The inflation conundrum and private equity party

Equities 5 minutes to read
Peter Garnry

Chief Investment Strategist

Key points

  • The ECB faces a conundrum with upcoming rate cuts, needing to act decisively following other central banks' recent cuts, while concerns rise about potential policy mistakes if inflation data surprises on the upside.

  • Despite high interest rates, the Eurozone economy is showing signs of growth, driven by factors such as a tight labour market, strong commodity markets, and geopolitical pressures, which could lead to a dangerous mix for inflation.

  • Private equity is thriving even with high interest rates, with listed private equity showing strong performance, notably led by British 3i Group and its successful investment in the retailer Action, highlighting the sector's resilience and potential for high returns.

The inflation conundrum persists as ECB doubles down on rate cut

The upside surprise to UK inflation last week pushed the first BOE rate cut from August to November while the ECB expectation sat firm at June. ECB has increasingly talked itself into a corner where it must deliver or look foolish, but will the central bank look foolish regardless? The ECB chief economist Philip Lane is telling the Financial Times that the ECB sees no issues with moving before the Fed on rate cuts and the data points have caused the ECB to remove the top level of restrictions. When the ECB moves next month it will follow recent central bank cuts from Switzerland, Sweden, Czech Republic, and Hungary. On Wednesday, the May preliminary German CPI figures are released and in the case we see another upside surprise the question that will come to mind is whether the ECB is about to make a policy mistake.

The ZEW survey recently surprised to the upside hitting 47 which significantly above the average of 19 the past 10 years suggesting the sentiment on the Eurozone economy is getting stronger and stronger. The fact that the Eurozone economy is bouncing back into growth despite what the ECB sees as restrictive policy rates should tell the ECB that the high interest rates were not the causality driving the mild recession, but instead the short-lived shock the war in Ukraine colliding with the effects from inflation.

Wages have not cooled a lot in the Eurozone and the demographics mean that labour market could remain much tighter for much longer than what the ECB is expecting. Combining this with stronger commodity markets and the rebound in the economy and you have a potential dangerous cocktail for inflation if the ECB is also loosening financial conditions. To top it all, the geopolitics will add to inflationary pressures through two channels:

  1. European finance ministers called G7 nations on Friday to stay united on the view that China is undermining market based economies with their trade practices. As we have said for some time. The harder China pushes on the export string to resolve their economic problems the bigger the pushback will be leading to tariffs and more reshoring of manufacturing pushing up goods inflation over time.

  2. The war in Ukraine and the wider conflict with Russia will push EU countries to go beyond the fiscal constraints to ramp up military spending without sacrificing general welfare spending.
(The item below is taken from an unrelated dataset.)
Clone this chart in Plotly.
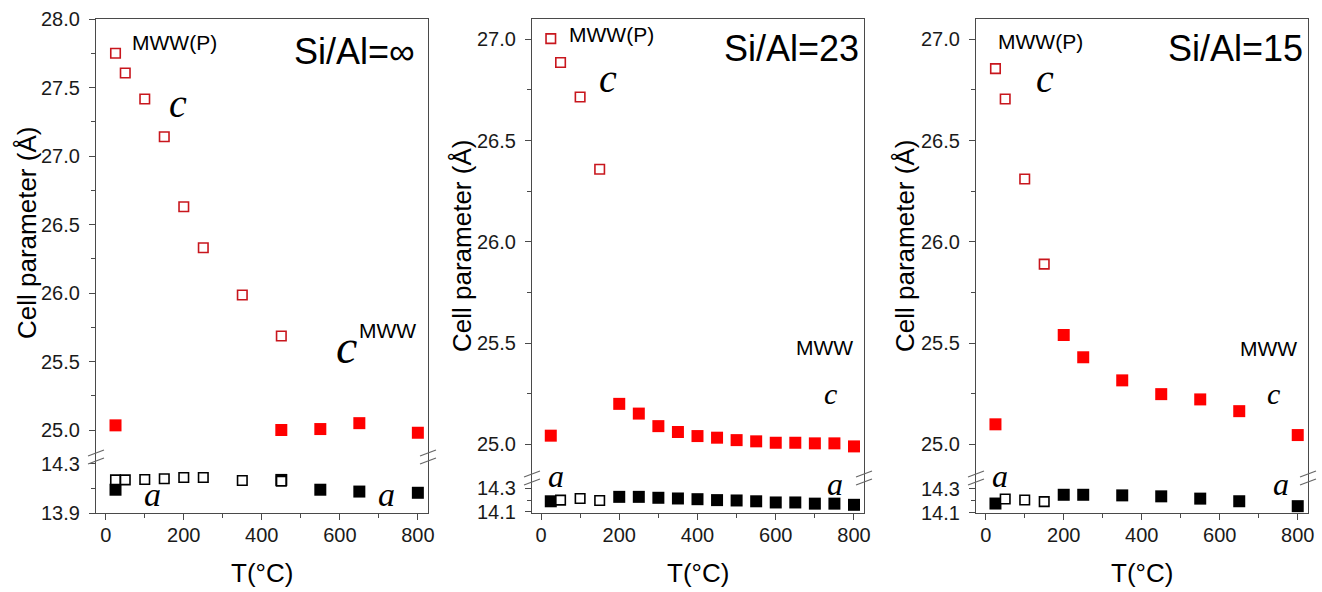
import plotly.graph_objects as go

W, H = 1322, 592

# ---------------- data ----------------
# Panel 1: Si/Al = inf
p1_T_open_c = [25, 50, 100, 150, 200, 250, 350, 450]
p1_c_open = [27.75, 27.606, 27.416, 27.14, 26.63, 26.33, 25.985, 25.686]
p1_T_fill_c = [25, 450, 550, 650, 800]
p1_c_fill = [25.034, 25.0, 25.007, 25.05, 24.98]
p1_T_open_a = [25, 50, 100, 150, 200, 250, 350, 450]
p1_a_open = [14.17, 14.17, 14.173, 14.18, 14.19, 14.19, 14.165, 14.16]
p1_T_fill_a = [25, 450, 550, 650, 800]
p1_a_fill = [14.09, 14.17, 14.09, 14.075, 14.065]

# Panel 2: Si/Al = 23
p2_T_open_c = [25, 50, 100, 150]
p2_c_open = [27.003, 26.885, 26.715, 26.358]
p2_T_fill_c = [25, 200, 250, 300, 350, 400, 450, 500, 550, 600, 650, 700, 750, 800]
p2_c_fill = [25.043, 25.2, 25.152, 25.09, 25.061, 25.041, 25.033, 25.021, 25.015,
             25.008, 25.008, 25.005, 25.005, 24.99]
p2_T_open_a = [50, 100, 150]
p2_a_open = [14.2, 14.214, 14.197]
p2_T_fill_a = [25, 200, 250, 300, 350, 400, 450, 500, 550, 600, 650, 700, 750, 800]
p2_a_fill = [14.19, 14.228, 14.228, 14.22, 14.214, 14.208, 14.2, 14.197, 14.19,
             14.18, 14.18, 14.17, 14.17, 14.16]

# Panel 3: Si/Al = 15
p3_T_open_c = [25, 50, 100, 150]
p3_c_open = [26.855, 26.705, 26.31, 25.89]
p3_T_fill_c = [25, 200, 250, 350, 450, 550, 650, 800]
p3_c_fill = [25.099, 25.54, 25.43, 25.316, 25.248, 25.222, 25.164, 25.046]
p3_T_open_a = [50, 100, 150]
p3_a_open = [14.215, 14.207, 14.193]
p3_T_fill_a = [25, 200, 250, 350, 450, 550, 650, 800]
p3_a_fill = [14.177, 14.25, 14.25, 14.245, 14.237, 14.218, 14.196, 14.155]

panel_titles = ["Si/Al=\u221e", "Si/Al=23", "Si/Al=15"]
x_title = "T(\u00b0C)"
y_title = "Cell parameter (\u00c5)"

panels = [
    dict(Toc=p1_T_open_c, oc=p1_c_open, Tfc=p1_T_fill_c, fc=p1_c_fill,
         Toa=p1_T_open_a, oa=p1_a_open, Tfa=p1_T_fill_a, fa=p1_a_fill),
    dict(Toc=p2_T_open_c, oc=p2_c_open, Tfc=p2_T_fill_c, fc=p2_c_fill,
         Toa=p2_T_open_a, oa=p2_a_open, Tfa=p2_T_fill_a, fa=p2_a_fill),
    dict(Toc=p3_T_open_c, oc=p3_c_open, Tfc=p3_T_fill_c, fc=p3_c_fill,
         Toa=p3_T_open_a, oa=p3_a_open, Tfa=p3_T_fill_a, fa=p3_a_fill),
]

# ---------------- layout geometry (pixels) ----------------
def px(x):
    return x / W

def py(y):
    return 1 - y / H

geo = [
    dict(left=96, right=428, top=19, brk=457, bottom=513,
         xr=[-25, 826], yu=[24.803, 28.0], yl=[13.9, 14.357],
         ud=0.5, um=0.25, ld=0.4, lt0=13.9, lm=0.2),
    dict(left=532, right=864, top=19, brk=478, bottom=513,
         xr=[-23, 825.6], yu=[24.834, 27.1], yl=[14.09, 14.389],
         ud=0.5, um=0.25, ld=0.2, lt0=14.1, lm=0.1),
    dict(left=976, right=1308, top=19, brk=478, bottom=513,
         xr=[-24.9, 826.3], yu=[24.834, 27.1], yl=[14.098, 14.39],
         ud=0.5, um=0.25, ld=0.2, lt0=14.1, lm=0.1),
]

AX = "#4a4a4a"
TICKFONT = dict(family="Liberation Sans, Arial, sans-serif", size=20, color="#1a1a1a")
RED_OPEN = "#c8161d"
RED_FILL = "#ff0000"

fig = go.Figure()
layout = {}

for i, (p, g) in enumerate(zip(panels, geo)):
    lo = 2 * i + 1
    up = 2 * i + 2
    xl = "x" if lo == 1 else f"x{lo}"
    yl = "y" if lo == 1 else f"y{lo}"
    xu = f"x{up}"
    yu = f"y{up}"
    xdom = [px(g["left"]), px(g["right"])]

    layout["xaxis" if lo == 1 else f"xaxis{lo}"] = dict(
        domain=xdom, anchor=yl, range=g["xr"], showline=True, linecolor=AX,
        linewidth=1.2, mirror=False, ticks="outside", ticklen=6, tickcolor=AX,
        tick0=0, dtick=200, tickfont=TICKFONT, showgrid=False, zeroline=False,
        automargin=False, ticklabelstandoff=-2,
        minor=dict(ticks="outside", ticklen=4, dtick=100, tick0=0, tickcolor=AX),
    )
    layout[f"xaxis{up}"] = dict(
        domain=xdom, anchor=yu, matches=xl, range=g["xr"], side="top",
        showline=True, linecolor=AX, linewidth=1.2, ticks="",
        showticklabels=False, showgrid=False, zeroline=False, automargin=False,
    )
    layout["yaxis" if lo == 1 else f"yaxis{lo}"] = dict(
        domain=[py(g["bottom"]), py(g["brk"])], anchor=xl, range=g["yl"],
        showline=True, linecolor=AX, linewidth=1.2, mirror=True,
        ticks="outside", ticklen=6, tickcolor=AX, tick0=g["lt0"], dtick=g["ld"],
        tickformat=".1f", tickfont=TICKFONT, showgrid=False, zeroline=False,
        ticklabelstandoff=5, automargin=False,
        minor=dict(ticks="outside", ticklen=4, dtick=g["lm"], tick0=g["lt0"], tickcolor=AX),
    )
    layout[f"yaxis{up}"] = dict(
        domain=[py(g["brk"]), py(g["top"])], anchor=xu, range=g["yu"],
        showline=True, linecolor=AX, linewidth=1.2, mirror=True,
        ticks="outside", ticklen=6, tickcolor=AX, tick0=0, dtick=g["ud"],
        tickformat=".1f", tickfont=TICKFONT, showgrid=False, zeroline=False,
        ticklabelstandoff=5, automargin=False,
        minor=dict(ticks="outside", ticklen=4, dtick=g["um"], tick0=0, tickcolor=AX),
    )

    # filled first, open (white-filled) on top
    fig.add_trace(go.Scatter(x=p["Tfc"], y=p["fc"], mode="markers", xaxis=xu, yaxis=yu,
                             marker=dict(symbol="square", size=12, color=RED_FILL,
                                         line=dict(width=0)), showlegend=False))
    fig.add_trace(go.Scatter(x=p["Toc"], y=p["oc"], mode="markers", xaxis=xu, yaxis=yu,
                             marker=dict(symbol="square", size=9.5, color="white",
                                         line=dict(width=1.6, color=RED_OPEN)),
                             showlegend=False))
    fig.add_trace(go.Scatter(x=p["Tfa"], y=p["fa"], mode="markers", xaxis=xl, yaxis=yl,
                             marker=dict(symbol="square", size=12, color="black",
                                         line=dict(width=0)), showlegend=False))
    fig.add_trace(go.Scatter(x=p["Toa"], y=p["oa"], mode="markers", xaxis=xl, yaxis=yl,
                             marker=dict(symbol="square", size=9.5, color="white",
                                         line=dict(width=1.6, color="black")),
                             showlegend=False))

# ---------------- annotations ----------------
SANS = "Liberation Sans, Arial, sans-serif"
SERIF = "Liberation Serif, Times New Roman, serif"
ann = []

def text(x, y, s, size, family=SANS, xanchor="center", angle=0, color="black"):
    ann.append(dict(x=px(x), y=py(y), xref="paper", yref="paper", text=s,
                    showarrow=False, xanchor=xanchor, yanchor="middle",
                    textangle=angle, font=dict(family=family, size=size, color=color)))

# panel titles
text(417, 52, panel_titles[0], 36, xanchor="right")
text(861, 48, panel_titles[1], 36, xanchor="right")
text(1305, 48, panel_titles[2], 36, xanchor="right")
# MWW(P)
text(130, 43, "MWW(P)", 21, xanchor="left")
text(567, 35, "MWW(P)", 21, xanchor="left")
text(996, 41, "MWW(P)", 21, xanchor="left")
# c labels (upper-left)
text(178, 104, "<i>c</i>", 40, SERIF)
text(608, 78, "<i>c</i>", 40, SERIF)
text(1045, 78, "<i>c</i>", 40, SERIF)
# MWW labels
text(357, 330, "MWW", 21, xanchor="left")
text(794, 347, "MWW", 21, xanchor="left")
text(1238, 348, "MWW", 21, xanchor="left")
# c labels (MWW)
text(346, 346, "<i>c</i>", 48, SERIF)
text(830, 393, "<i>c</i>", 30, SERIF)
text(1273, 393, "<i>c</i>", 30, SERIF)
# a labels
text(152, 494, "<i>a</i>", 34, SERIF)
text(387, 494, "<i>a</i>", 34, SERIF)
text(556, 476, "<i>a</i>", 32, SERIF)
text(835, 484, "<i>a</i>", 32, SERIF)
text(1000, 476, "<i>a</i>", 32, SERIF)
text(1281, 484, "<i>a</i>", 32, SERIF)
# axis titles
for xc in (262, 698, 1142):
    text(xc, 573, x_title, 26)
for xc, yc in ((27, 233), (462, 246), (905, 246)):
    text(xc, yc, y_title, 26, angle=-90)

# ---------------- axis-break marks ----------------
shapes = []
for g in geo:
    for xe in (g["left"], g["right"]):
        for dy in (-4, 4):
            yc = g["brk"] + dy
            shapes.append(dict(type="line", xref="paper", yref="paper",
                               x0=px(xe - 8), y0=py(yc + 3), x1=px(xe + 8), y1=py(yc - 3),
                               line=dict(color="#666666", width=1.2)))

layout.update(
    width=W, height=H, margin=dict(l=0, r=0, t=0, b=0, autoexpand=False),
    paper_bgcolor="white", plot_bgcolor="white",
    annotations=ann, shapes=shapes, showlegend=False,
)
fig.update_layout(**layout)
fig.write_html("out.html",
               config={"displayModeBar": False},
               post_script="document.body.style.margin='0px';"
                           "document.body.style.overflow='hidden';")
This will be inflationary as it increases the investment rate in Europe and drives up demand for workers and raw materials.

Private equity is the thriving despite elevated interest rates

Last week’s surprise upside to UK inflation and repricing of monetary policy delivered a blow to bond markets declining across the board. The biggest casualties however were real estate and gold declining 2.6% and 2.9% respectively. Emerging market equities also did not like this outlook of high interest rates for longer declining 1.5%.

The top performing asset class was listed private equity up 1.3% extending the year-to-date performance to 14.6% only surpassed by gold. Private equity has historically been thriving on low interest rates and as such one would have believed that high interest rates would be bad for private equity. But as the one-year performance shows, private equity has been the best performing asset class over the past year up 51.4%.

The biggest constituent in the listed private equity index is British 3i Group which reported results earlier this month highlighting strong performance with its portfolio company Action delivering strong annual growth of 28% and like-for-like growth of 17% which quite impressive for an European retailer. Action is the fastest growing non-food discounter in Europe with more than 2,300 stores and €8bn in revenue. We highlighting 3i Group and its investment in Action, because it can sometimes be difficult to understand what investors are actually getting exposure to when investing in listed private equity. But essentially, investors are getting exposure to companies in various industries and the bet the investor is taking is that these private equity firms are able to deliver a return that is higher than that in public markets.